Meist bedienen sich die Kapellen jedoch des antikapitalistischen Ressentiments, wie etwa Path of Resistance in »Capitalism kills«: »I can’t breathe your fucking money. Capitalism kills – the animals – the mankind – the nature – the world.« Statt von »den Juden« als Urhebern des Bösen sprechen Fear Rains Down lieber von dunklen Mäch­ten im Hintergrund: »And behind the mask of democracy is where the curse is hiding.« Moshpit sagen es so: »Oppression and poverty. Results of their hate. Global fights – human rights.« Eternal Bleeding haben dies zu Papier gebracht: »Poverty and unemployment, so many people are affected. Innocent victims and the money rules the world again.«
Solche Zeilen haben in den Achtzigern und Neun­zigern schon vermeintlich linke Hardcore-Bands verbrochen. Und in der Tat haben auch Angehörige der Straight-Edge-Szene Vorarbeit für die rechtsextremen Nachfolger geleistet. Mi­nor Threat kann man allerdings keine großen Vorwürfe machen. Als sie Anfang der Achtziger die Songs »Straight Edge« und »Out Of Step« ver­öffentlichten, die das Genre begründeten, ge­schah dies in Abgrenzung zu den älteren Punks, die sich der Selbstzerstörung mittels Drogenkonsum hin­gaben. Minor Threat blieben nüchtern und machten stattdessen destruktivere Musik, als sie die Punks jemals zustande gebracht hatten.
Der Verzichtswahn wohnte der Idee vom drogen­freien Leben dennoch von Anfang an inne. Der moralische Rigorismus verleitete z.B. 1988 die be­liebte Band Slapshot aus Boston – sie tourt demnächst wieder durch Europa –, wohl im Neid auf diejenigen, die sich nicht der Selbstkasteiung unterwerfen wollten, zu der markigen Zeile: »Kill every­one with a beer in his hand!
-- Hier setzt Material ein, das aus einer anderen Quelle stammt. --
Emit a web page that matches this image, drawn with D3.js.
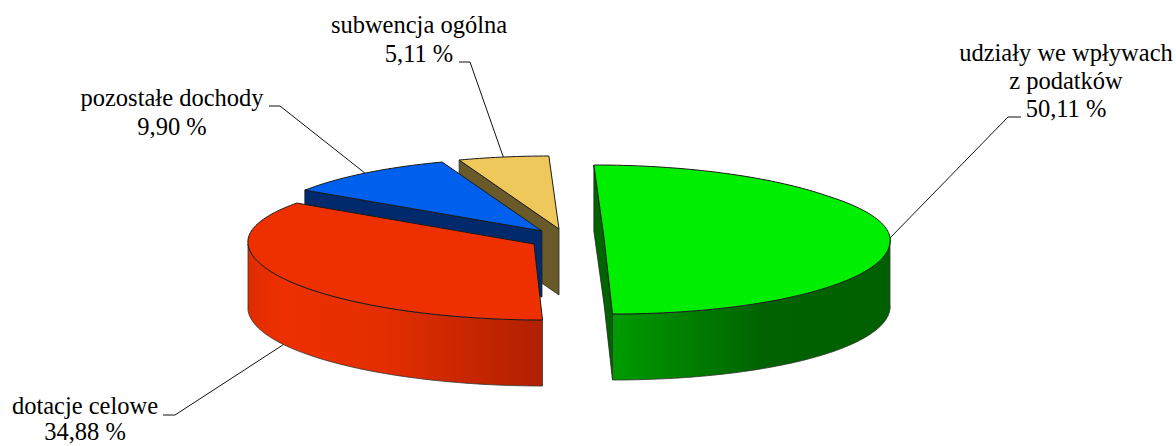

Cause if you drink you’re not a man!« Mit ähnlich viel Schaum vor dem Mund rief die US-Band Earth Crisis zu Beginn der Neunziger zum Halali auf Drogendealer: »The youth immersed in poison – turn the tide, counterattack. Violence against violence, let the roundups begin. No mercy, no exceptions, a declaration of total war.«

Eine andere amerikanische Kapelle hatte auf der Suche nach einem Namen im Wörterbuch der Un­menschen geblättert: Vegan Reich. Sie begründete in den Neunzigern die so genannte Hardline-Bewegung und predigte neben dem Verzicht auf Drogen noch den Kampf für die Tiere und die Um­welt. Mit der Liebe zur Natur entdeckten die Anhänger der Hardline-Ideologie auch den Hass auf alles vermeintlich Unnatürliche. Sie hetzten gegen Homosexuelle, gestatteten sich Sex nur zu Zwecken der Fortpflanzung und feierten Anschläge auf Abtreibungskliniken. Mit einer »veganen Diktatur« wollten sie zudem die »natürliche Ordnung« wiederherstellen.
Dass sich russische Nazis über zehn Jahre später auf diese Hardline-Bewegung beziehen, ist angesichts der ideologischen Vorarbeit der amerikanischen Straight-Edge-Musiker nicht sonderlich ver­wun­derlich. Sean Muttaqi, der Sänger von Vegan Reich, hat seinerseits einen anderen, aber dennoch konsequenten Weg verfolgt: Er wurde Moslem und widmete sich mit der Sekte Taliyah al-Mahdi und einer Reggae-Band dem Jihad gegen die »Hure Babylon«.